§ REQUIRED TASK
In the records below, find the line containing "Give me the" and the line containing "import * as echarts from 'echarts';"; please repeat exactly the lines from one to the other, both included, and nothing more.

§ INPUT DATA
▼
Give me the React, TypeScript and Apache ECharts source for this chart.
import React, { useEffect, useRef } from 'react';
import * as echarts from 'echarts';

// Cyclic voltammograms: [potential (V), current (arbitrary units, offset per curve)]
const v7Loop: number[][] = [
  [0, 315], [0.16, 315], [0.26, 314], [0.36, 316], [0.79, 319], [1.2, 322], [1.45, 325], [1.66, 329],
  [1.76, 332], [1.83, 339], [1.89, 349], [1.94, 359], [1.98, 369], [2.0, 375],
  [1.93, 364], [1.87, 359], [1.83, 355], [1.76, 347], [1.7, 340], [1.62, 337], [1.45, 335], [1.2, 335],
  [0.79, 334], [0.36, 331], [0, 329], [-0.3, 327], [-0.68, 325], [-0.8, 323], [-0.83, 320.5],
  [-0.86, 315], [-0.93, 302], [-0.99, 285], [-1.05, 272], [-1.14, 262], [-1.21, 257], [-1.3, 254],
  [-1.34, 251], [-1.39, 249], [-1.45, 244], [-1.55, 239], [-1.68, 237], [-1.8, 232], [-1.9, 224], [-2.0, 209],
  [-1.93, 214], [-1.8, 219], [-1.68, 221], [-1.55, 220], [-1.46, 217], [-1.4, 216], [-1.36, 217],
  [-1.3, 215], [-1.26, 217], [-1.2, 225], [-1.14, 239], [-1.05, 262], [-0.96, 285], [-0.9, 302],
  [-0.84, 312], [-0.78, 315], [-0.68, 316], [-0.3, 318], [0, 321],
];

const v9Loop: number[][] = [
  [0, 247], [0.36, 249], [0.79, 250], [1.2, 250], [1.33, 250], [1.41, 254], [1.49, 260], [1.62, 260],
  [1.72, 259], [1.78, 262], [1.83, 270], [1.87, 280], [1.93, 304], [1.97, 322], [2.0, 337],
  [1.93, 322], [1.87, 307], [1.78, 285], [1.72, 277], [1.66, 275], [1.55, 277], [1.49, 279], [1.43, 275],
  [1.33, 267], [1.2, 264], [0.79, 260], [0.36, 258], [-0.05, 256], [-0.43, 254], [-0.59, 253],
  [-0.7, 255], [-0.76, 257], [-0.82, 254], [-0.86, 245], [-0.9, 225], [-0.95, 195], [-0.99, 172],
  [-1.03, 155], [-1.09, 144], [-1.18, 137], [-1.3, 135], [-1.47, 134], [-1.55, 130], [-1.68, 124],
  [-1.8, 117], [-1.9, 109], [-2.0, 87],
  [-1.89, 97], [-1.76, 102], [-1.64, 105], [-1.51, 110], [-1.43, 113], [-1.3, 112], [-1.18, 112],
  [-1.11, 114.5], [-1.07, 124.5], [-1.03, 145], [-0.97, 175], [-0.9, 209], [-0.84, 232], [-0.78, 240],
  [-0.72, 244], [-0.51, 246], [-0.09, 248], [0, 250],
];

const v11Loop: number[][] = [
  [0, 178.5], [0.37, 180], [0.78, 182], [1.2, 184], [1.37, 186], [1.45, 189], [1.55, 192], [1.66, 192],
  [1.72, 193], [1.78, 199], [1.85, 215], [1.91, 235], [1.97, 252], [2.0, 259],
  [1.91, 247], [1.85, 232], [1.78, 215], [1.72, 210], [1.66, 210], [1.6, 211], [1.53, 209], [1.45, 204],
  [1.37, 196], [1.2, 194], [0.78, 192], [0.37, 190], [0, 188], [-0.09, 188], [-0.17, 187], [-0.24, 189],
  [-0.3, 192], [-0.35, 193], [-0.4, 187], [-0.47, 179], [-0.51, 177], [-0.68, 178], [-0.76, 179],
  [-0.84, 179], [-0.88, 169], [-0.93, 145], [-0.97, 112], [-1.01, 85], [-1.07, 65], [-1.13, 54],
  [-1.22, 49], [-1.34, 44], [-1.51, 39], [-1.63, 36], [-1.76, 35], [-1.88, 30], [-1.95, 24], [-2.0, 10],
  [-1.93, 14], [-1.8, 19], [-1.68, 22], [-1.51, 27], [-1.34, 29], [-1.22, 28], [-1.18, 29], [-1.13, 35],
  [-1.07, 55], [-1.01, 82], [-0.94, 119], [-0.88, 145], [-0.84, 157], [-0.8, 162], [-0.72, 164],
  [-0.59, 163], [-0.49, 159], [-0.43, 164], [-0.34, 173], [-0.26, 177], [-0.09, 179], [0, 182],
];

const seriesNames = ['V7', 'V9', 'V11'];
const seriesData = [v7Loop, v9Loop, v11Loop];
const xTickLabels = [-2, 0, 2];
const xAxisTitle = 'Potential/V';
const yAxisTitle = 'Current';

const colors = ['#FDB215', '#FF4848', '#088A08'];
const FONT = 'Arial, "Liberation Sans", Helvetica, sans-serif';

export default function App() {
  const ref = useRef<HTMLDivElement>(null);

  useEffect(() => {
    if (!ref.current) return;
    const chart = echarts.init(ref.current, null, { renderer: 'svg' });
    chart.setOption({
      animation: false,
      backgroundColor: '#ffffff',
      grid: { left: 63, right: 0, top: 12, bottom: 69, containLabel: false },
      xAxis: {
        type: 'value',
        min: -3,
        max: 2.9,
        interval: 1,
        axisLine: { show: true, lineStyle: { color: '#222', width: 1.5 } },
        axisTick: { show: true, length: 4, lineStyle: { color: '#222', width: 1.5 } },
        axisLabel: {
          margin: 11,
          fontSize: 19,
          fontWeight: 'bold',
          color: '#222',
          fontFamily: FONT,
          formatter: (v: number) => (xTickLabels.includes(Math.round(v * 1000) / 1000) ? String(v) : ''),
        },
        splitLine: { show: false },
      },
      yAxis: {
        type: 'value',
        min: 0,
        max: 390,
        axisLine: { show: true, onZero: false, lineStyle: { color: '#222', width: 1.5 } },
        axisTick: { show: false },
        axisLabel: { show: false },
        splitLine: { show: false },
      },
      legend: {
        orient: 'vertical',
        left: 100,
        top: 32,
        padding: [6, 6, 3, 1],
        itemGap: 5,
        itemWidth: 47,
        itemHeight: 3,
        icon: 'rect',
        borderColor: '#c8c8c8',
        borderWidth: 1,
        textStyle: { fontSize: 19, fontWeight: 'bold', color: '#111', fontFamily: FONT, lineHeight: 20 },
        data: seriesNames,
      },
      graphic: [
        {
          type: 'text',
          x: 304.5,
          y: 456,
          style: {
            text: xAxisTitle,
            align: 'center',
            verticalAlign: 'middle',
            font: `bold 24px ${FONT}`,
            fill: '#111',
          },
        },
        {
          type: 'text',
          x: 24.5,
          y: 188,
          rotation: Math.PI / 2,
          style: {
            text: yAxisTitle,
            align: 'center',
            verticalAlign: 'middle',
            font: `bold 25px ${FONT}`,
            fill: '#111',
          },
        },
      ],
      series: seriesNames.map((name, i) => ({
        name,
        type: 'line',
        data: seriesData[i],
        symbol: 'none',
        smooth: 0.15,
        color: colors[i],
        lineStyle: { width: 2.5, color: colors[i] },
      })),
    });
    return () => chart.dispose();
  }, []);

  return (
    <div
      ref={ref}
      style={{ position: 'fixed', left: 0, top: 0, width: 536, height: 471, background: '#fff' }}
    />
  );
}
▲
▼
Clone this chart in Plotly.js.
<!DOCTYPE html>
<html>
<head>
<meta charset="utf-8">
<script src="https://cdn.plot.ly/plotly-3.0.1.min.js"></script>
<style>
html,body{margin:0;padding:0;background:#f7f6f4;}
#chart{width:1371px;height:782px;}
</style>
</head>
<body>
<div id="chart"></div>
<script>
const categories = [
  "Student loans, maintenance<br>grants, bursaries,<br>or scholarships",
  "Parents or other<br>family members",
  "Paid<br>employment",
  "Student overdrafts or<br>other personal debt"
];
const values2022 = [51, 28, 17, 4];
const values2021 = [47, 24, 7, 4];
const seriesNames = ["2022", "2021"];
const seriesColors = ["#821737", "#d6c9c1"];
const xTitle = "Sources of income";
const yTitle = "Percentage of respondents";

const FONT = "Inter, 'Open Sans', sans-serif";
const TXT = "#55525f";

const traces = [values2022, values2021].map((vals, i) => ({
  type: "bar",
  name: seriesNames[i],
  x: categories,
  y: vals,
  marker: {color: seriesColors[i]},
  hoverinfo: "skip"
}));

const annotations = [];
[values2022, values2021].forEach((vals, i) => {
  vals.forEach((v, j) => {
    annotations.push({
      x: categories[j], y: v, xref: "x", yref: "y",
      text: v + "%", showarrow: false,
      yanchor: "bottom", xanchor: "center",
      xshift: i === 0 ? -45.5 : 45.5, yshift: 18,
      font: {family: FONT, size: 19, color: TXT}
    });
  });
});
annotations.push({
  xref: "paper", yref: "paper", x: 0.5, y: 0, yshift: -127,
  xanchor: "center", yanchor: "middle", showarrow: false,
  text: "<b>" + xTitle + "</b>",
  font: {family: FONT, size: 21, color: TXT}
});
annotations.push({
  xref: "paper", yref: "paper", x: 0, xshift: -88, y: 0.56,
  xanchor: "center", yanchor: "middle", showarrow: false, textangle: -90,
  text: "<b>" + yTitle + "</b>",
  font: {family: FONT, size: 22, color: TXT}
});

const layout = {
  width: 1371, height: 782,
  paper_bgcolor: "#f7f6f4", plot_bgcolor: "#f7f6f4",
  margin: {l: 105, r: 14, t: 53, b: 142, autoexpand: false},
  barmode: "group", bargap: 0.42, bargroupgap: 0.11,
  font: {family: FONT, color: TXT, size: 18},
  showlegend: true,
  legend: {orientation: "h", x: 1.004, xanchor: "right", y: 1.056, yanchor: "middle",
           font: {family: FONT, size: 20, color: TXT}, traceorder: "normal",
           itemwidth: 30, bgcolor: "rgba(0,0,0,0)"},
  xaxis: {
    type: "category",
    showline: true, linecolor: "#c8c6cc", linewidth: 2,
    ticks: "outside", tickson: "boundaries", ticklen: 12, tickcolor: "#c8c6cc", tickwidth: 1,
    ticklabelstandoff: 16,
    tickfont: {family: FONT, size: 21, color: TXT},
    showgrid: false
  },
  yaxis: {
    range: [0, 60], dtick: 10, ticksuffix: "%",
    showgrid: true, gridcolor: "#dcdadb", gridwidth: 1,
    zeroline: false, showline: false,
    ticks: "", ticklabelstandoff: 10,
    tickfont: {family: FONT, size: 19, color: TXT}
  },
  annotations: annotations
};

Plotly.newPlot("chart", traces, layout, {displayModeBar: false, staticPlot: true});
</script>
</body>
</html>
▲
▼
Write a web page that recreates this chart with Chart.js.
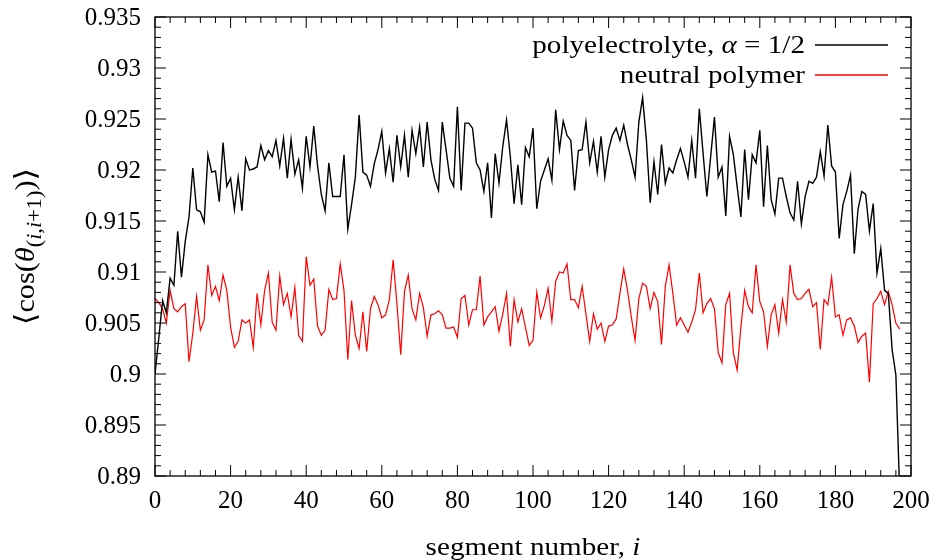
▲
§ CORRECT RESPONSE
Give me the React, TypeScript and Apache ECharts source for this chart.
import React, { useEffect, useRef } from 'react';
import * as echarts from 'echarts';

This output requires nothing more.